Lesson 08 · Ore Bodies
Carbonates & silicates — the green-energy rocks
We'll cover two families together, because they share a theme: the valuable metal is locked inside tough rock that needs heavy heat or acid to crack open — and both are stars of the green-energy story.
Carbonates
The definition: a carbonate is a mineral built on the carbonate group — carbon joined to oxygen (written CO₃). Handy test: many carbonates fizz when you drip weak acid on them. That fizz is carbon-dioxide gas escaping.

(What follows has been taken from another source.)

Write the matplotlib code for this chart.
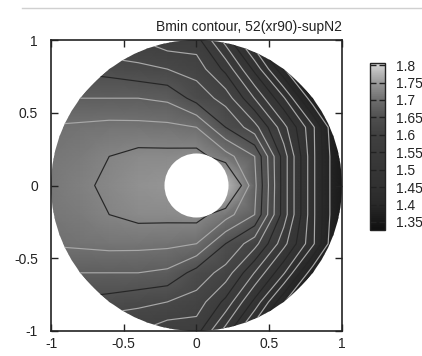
import numpy as np
import matplotlib
matplotlib.use("Agg")
import matplotlib.pyplot as plt
from matplotlib.colors import LinearSegmentedColormap
from matplotlib.patches import Circle
from matplotlib.lines import Line2D

plt.rcParams['font.family'] = ['Liberation Sans', 'DejaVu Sans']

# grid the field was read on (upper half, lower half mirrors it)
xs = [-1.0, -0.8, -0.6, -0.4, -0.2, 0.0, 0.2, 0.4, 0.6, 0.8, 1.0]
ys_upper = [0.0, 0.2, 0.4, 0.6, 0.8, 1.0]

# Bmin values, rows = y (0 -> 1), cols = x (-1 -> 1)
bmin_upper = [
    [1.712, 1.720, 1.730, 1.740, 1.745, 1.750, 1.778, 1.681, 1.5625, 1.456, 1.36],
    [1.710, 1.716, 1.725, 1.7325, 1.7325, 1.735, 1.7105, 1.675, 1.5625, 1.456, 1.36],
    [1.702, 1.705, 1.708, 1.7075, 1.706, 1.700, 1.650, 1.610, 1.5335, 1.455, 1.35],
    [1.680, 1.675, 1.675, 1.675, 1.670, 1.640, 1.615, 1.549, 1.478, 1.383, 1.31],
    [1.650, 1.645, 1.640, 1.632, 1.625, 1.615, 1.568, 1.493, 1.403, 1.320, 1.27],
    [1.620, 1.615, 1.600, 1.600, 1.585, 1.585, 1.515, 1.430, 1.340, 1.280, 1.24],
]

hole_radius = 0.22
cb_min, cb_max = 1.327, 1.806
cb_ticks = [1.35, 1.4, 1.45, 1.5, 1.55, 1.6, 1.65, 1.7, 1.75, 1.8]
cb_labels = ['1.35', '1.4', '1.45', '1.5', '1.55', '1.6', '1.65', '1.7', '1.75', '1.8']
contour_levels = [1.40, 1.425, 1.45, 1.475, 1.50, 1.525, 1.55, 1.575,
                  1.60, 1.625, 1.65, 1.675, 1.70, 1.725]
axis_ticks = [-1, -0.5, 0, 0.5, 1]
axis_labels = ['-1', '-0.5', '0', '0.5', '1']
title = 'Bmin contour, 52(xr90)-supN2'

# full grid: mirror the upper half
ys = [-y for y in ys_upper[:0:-1]] + ys_upper
Z = np.array(bmin_upper[:0:-1] + bmin_upper)
X, Y = np.meshgrid(xs, ys)

# scanned-looking gray palette (dark most of the way, light at the top)
def norm(v):
    return (v - cb_min) / (cb_max - cb_min)

stops = [(0.0, 0.06), (norm(1.40), 0.16), (norm(1.45), 0.19), (norm(1.50), 0.21),
         (norm(1.60), 0.25), (norm(1.65), 0.31), (norm(1.70), 0.43), (norm(1.75), 0.60),
         (1.0, 0.84)]
cmap = LinearSegmentedColormap.from_list('scan_gray', [(p, (g, g, g)) for p, g in stops])

fig = plt.figure(figsize=(4.22, 3.56), dpi=100)
ax = fig.add_axes([51 / 422, 25 / 356, 291 / 422, 291 / 356])

disk = Circle((0, 0), 1.0, transform=ax.transData)
mesh = ax.pcolormesh(X, Y, Z, shading='gouraud', cmap=cmap, vmin=cb_min, vmax=cb_max)
mesh.set_clip_path(disk)

line_colors = []
for lev in contour_levels:
    k = round((lev - 1.425) / 0.025)
    line_colors.append('#262626' if k % 3 == 0 else '#a8a8a8')
cs = ax.contour(X, Y, Z, levels=contour_levels, colors=line_colors, linewidths=0.85)
cs.set_clip_path(disk)

ax.add_patch(Circle((0, 0), hole_radius, facecolor='white', edgecolor='none', zorder=5))

ax.set_xlim(-1, 1)
ax.set_ylim(-1, 1)
ax.set_xticks(axis_ticks)
ax.set_xticklabels(axis_labels)
ax.set_yticks(axis_ticks)
ax.set_yticklabels(axis_labels)
ax.tick_params(direction='in', top=True, right=True, length=5, width=1,
               labelsize=10, colors='#222222')
ax.tick_params(axis='x', pad=4.5)
ax.tick_params(axis='y', pad=9.5)
for sp in ax.spines.values():
    sp.set_linewidth(1.2)
    sp.set_color('#222222')
    sp.set_zorder(6)

ax.text(1.0, 1.0 + 6 / 291, title, transform=ax.transAxes, ha='right', va='bottom',
        fontsize=10, color='#222222')

cax = fig.add_axes([370 / 422, 126 / 356, 15 / 422, 167 / 356])
cb = fig.colorbar(mesh, cax=cax, ticks=cb_ticks)
cb.set_ticklabels(cb_labels)
cb.outline.set_linewidth(1.0)
cb.outline.set_edgecolor('#222222')
cax.yaxis.set_ticks_position('both')
cax.tick_params(direction='in', length=4, width=1, labelsize=10, pad=8,
                left=True, right=True, labelleft=False, labelright=True, colors='#222222')

# faint rule at the top of the scanned page
fig.add_artist(Line2D([22 / 422, 1.0], [1 - 8 / 356, 1 - 8 / 356], transform=fig.transFigure,
                      color='#d0d0d0', lw=1))

fig.savefig('out.png', dpi=100)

- Rare earth elements are the headline. The world's biggest rare-earth deposits sit in carbonatites (rare volcanic carbonate rocks). The mineral bastnäsite gives the metals used in the powerful magnets inside EV motors and wind turbines.
- Magnesite and dolomite give magnesium and heat-resistant furnace linings.
Silicates
The definition: silicates are built on silicon joined to oxygen — the most common building block in the Earth's crust (about 90% of it). Most silicates are just gangue (waste rock), but a few are valuable ores.
- Spodumene is the big one: the main hard-rock source of lithium for batteries.
- Beryl gives beryllium (used in aerospace and defence); garnet is mined as an abrasive.
Getting lithium out of spodumene takes real energy: you roast it (heat it until its structure changes) and then dissolve the lithium out with acid.